ETL
- ETL = Extract, Transform, Load
- ETL is a type of data pipeline that enables data to be gathered from source systems, converted into a useful format, and brought into a data warehouse or other unified destination system.
Data pipeline = a series of processes that transports data from different sources to their final destination for storage and analysis
ETL quality
- what ETL quality testing should be taking into account:
- Completeness: Does the data contain all of the desired components or measures?
- Consistency: Is the data compatible and in agreement across all systems?
- Conformity: Does the data fit the required destination format?
- Accuracy: Does the data conform to the actual entity being measured or described?
- Redundancy: Is only the necessary data being moved, transformed, and stored for use
- Timeliness: Is the data current?
- Integrity: Is the data accurate, complete, consistent, and trustworthy? (Integrity is influenced by the previously mentioned qualities.)

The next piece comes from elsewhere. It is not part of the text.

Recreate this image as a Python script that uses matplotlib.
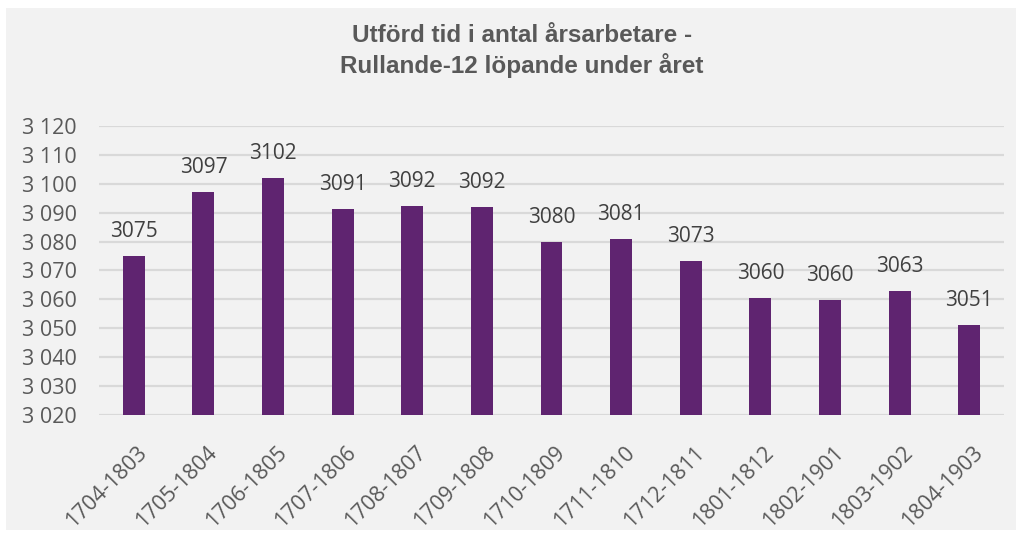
import matplotlib
matplotlib.use('Agg')
from matplotlib import pyplot as plt
from matplotlib.patches import Rectangle
from matplotlib.transforms import ScaledTranslation

# Data
periods = ['1704-1803', '1705-1804', '1706-1805', '1707-1806', '1708-1807',
           '1709-1808', '1710-1809', '1711-1810', '1712-1811', '1801-1812',
           '1802-1901', '1803-1902', '1804-1903']
values = [3075.0, 3097.2, 3102.0, 3091.3, 3092.4, 3092.0, 3079.8,
          3080.8, 3073.2, 3060.4, 3059.7, 3062.8, 3051.1]
y_ticks = [3020, 3030, 3040, 3050, 3060, 3070, 3080, 3090, 3100, 3110, 3120]

bar_color = '#5f2470'
text_color = '#595959'
bg_color = '#f2f2f2'

plt.rcParams['font.family'] = ['Open Sans', 'DejaVu Sans']

fig = plt.figure(figsize=(10.16, 5.33), dpi=100)
fig.patch.set_facecolor('white')
fig.patches.append(Rectangle((6 / 1016, 3 / 533), 1010 / 1016, 522 / 533,
                             transform=fig.transFigure, facecolor=bg_color,
                             edgecolor='none', zorder=-10))

ax = fig.add_axes([99 / 1016, 1 - 415 / 533, 905 / 1016, 289 / 533])
ax.patch.set_alpha(0)

x = list(range(len(periods)))
bars = ax.bar(x, values, width=0.316, color=bar_color, zorder=3)
ax.set_ylim(3020, 3120)
ax.set_xlim(-0.5, len(periods) - 0.5)

ax.bar_label(bars, labels=[f'{round(v)}' for v in values], padding=10,
             fontsize=15, color='#404040')

ax.set_yticks(y_ticks)
ax.set_yticklabels([f'{t:,}'.replace(',', ' ') for t in y_ticks])
ax.yaxis.grid(True, color='#d9d9d9', linewidth=1.6, zorder=0)
ax.set_axisbelow(True)
for s in ax.spines.values():
    s.set_visible(False)
ax.tick_params(axis='y', length=0, pad=16, labelsize=15.5, labelcolor=text_color)
ax.tick_params(axis='x', length=0, pad=0, labelsize=15.5, labelcolor=text_color)

ax.set_xticks(x)
ax.set_xticklabels(periods, rotation=45, ha='right', va='top',
                   rotation_mode='anchor')
offset = ScaledTranslation(3 / 100, -27 / 100, fig.dpi_scale_trans)
for lbl in ax.get_xticklabels():
    lbl.set_transform(lbl.get_transform() + offset)

title_font = dict(ha='center', va='center', fontsize=17.5, fontweight='bold',
                  color=text_color, family=['Liberation Sans', 'DejaVu Sans'])
fig.text(522 / 1016, 1 - 35 / 533, 'Utförd tid i antal årsarbetare -', **title_font)
fig.text(522 / 1016, 1 - 66 / 533, 'Rullande-12 löpande under året', **title_font)

fig.savefig('out.png', dpi=100, facecolor='white')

- parts of these qualities are also covered in Data Veracity and Big Data#The V's of big data
ETL vs. ELT
ELT = Extract, Transform, Load
Differences | ETL | ELT |
---|---|---|
The order of extraction, transformation, and loading data | Data is extracted, transformed in a staging area, and loaded into the target system | Data is extracted, loaded into the target system, and transformed as needed for analysis |
Location of transformations | Data is moved to a staging area where it is transformed before delivery | Data is transformed in the destination system, so no staging area is required |